One example of this is the revocable trust. Many people may be familiar with the benefits and uses of this legal document when it comes to avoiding probate. The reality of that benefit is true. A properly crafted and funded living trust may help you distribute your wealth to those you wish to receive it while avoiding the costs, delays and stresses that can be associated with the probate administration process. Because your trust can accomplish this goal of wealth distribution upon the occasion of your death, similar to how a will distributes your assets when you die, that's why living trusts are sometimes referred to as “will substitutes.”
However, calling a living trust a “will substitute” misstates, in some ways, exactly what a trust's benefits and limits are. If you engage in the proper sort of estate planning, your trust's benefits may not be limited simply to accomplishing the objectives otherwise available using a will. Potentially, your trust can do much more. An area where this is clearly true is protection during your lifetime. Your will does not take legal effect until you die; it can do nothing for you while you're still alive. A living trust, though, has the possibility to be vitally important to you during your lifetime if you should lose your mental capacity (and ability to make decisions for yourself).

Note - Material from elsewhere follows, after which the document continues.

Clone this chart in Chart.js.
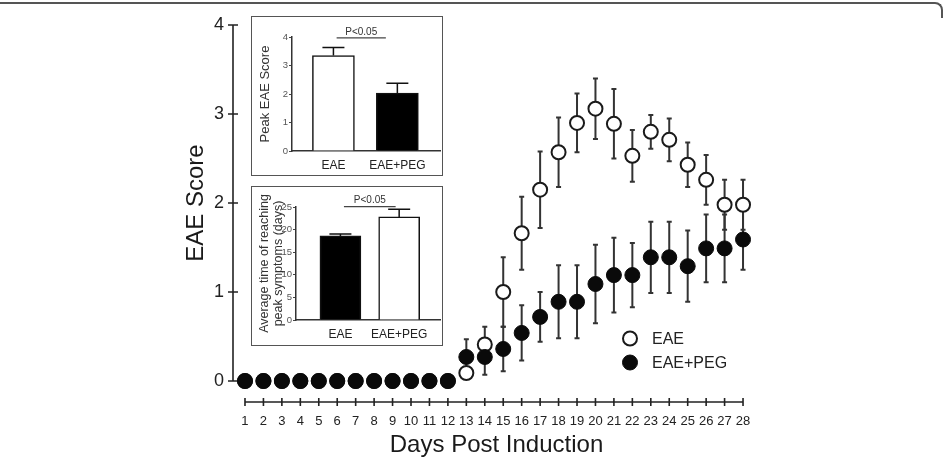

If this should happen to you, your properly funded trust can direct what will happen with regard to the management of your assets. When you establish living trusts, you will name someone (often yourself) to serve as the trustee of the trust initially. You will also name the person (or people,) called a “successor trustee” or “successor trustees,” who you want to take over the management of these assets when you either die or are otherwise unable to make those decisions for yourself. So, if you become mentally incapacitated, and you have funded your assets into your trust, then the process of dealing with them transitions seamlessly from you to the person or people you named in your trust document.
Without this type of planning in place, it may be necessary for your loved ones to go to court and ask a judge to appoint what's known as a “conservator” to manage your assets. This process, which is sometimes known as “living probate,” has the potential, just like any legal proceeding, to be time-consuming, expensive and stressful for you and your family. By planning to avoid the negative impacts of living probate, your living trust can be a lot more than just a will substitute.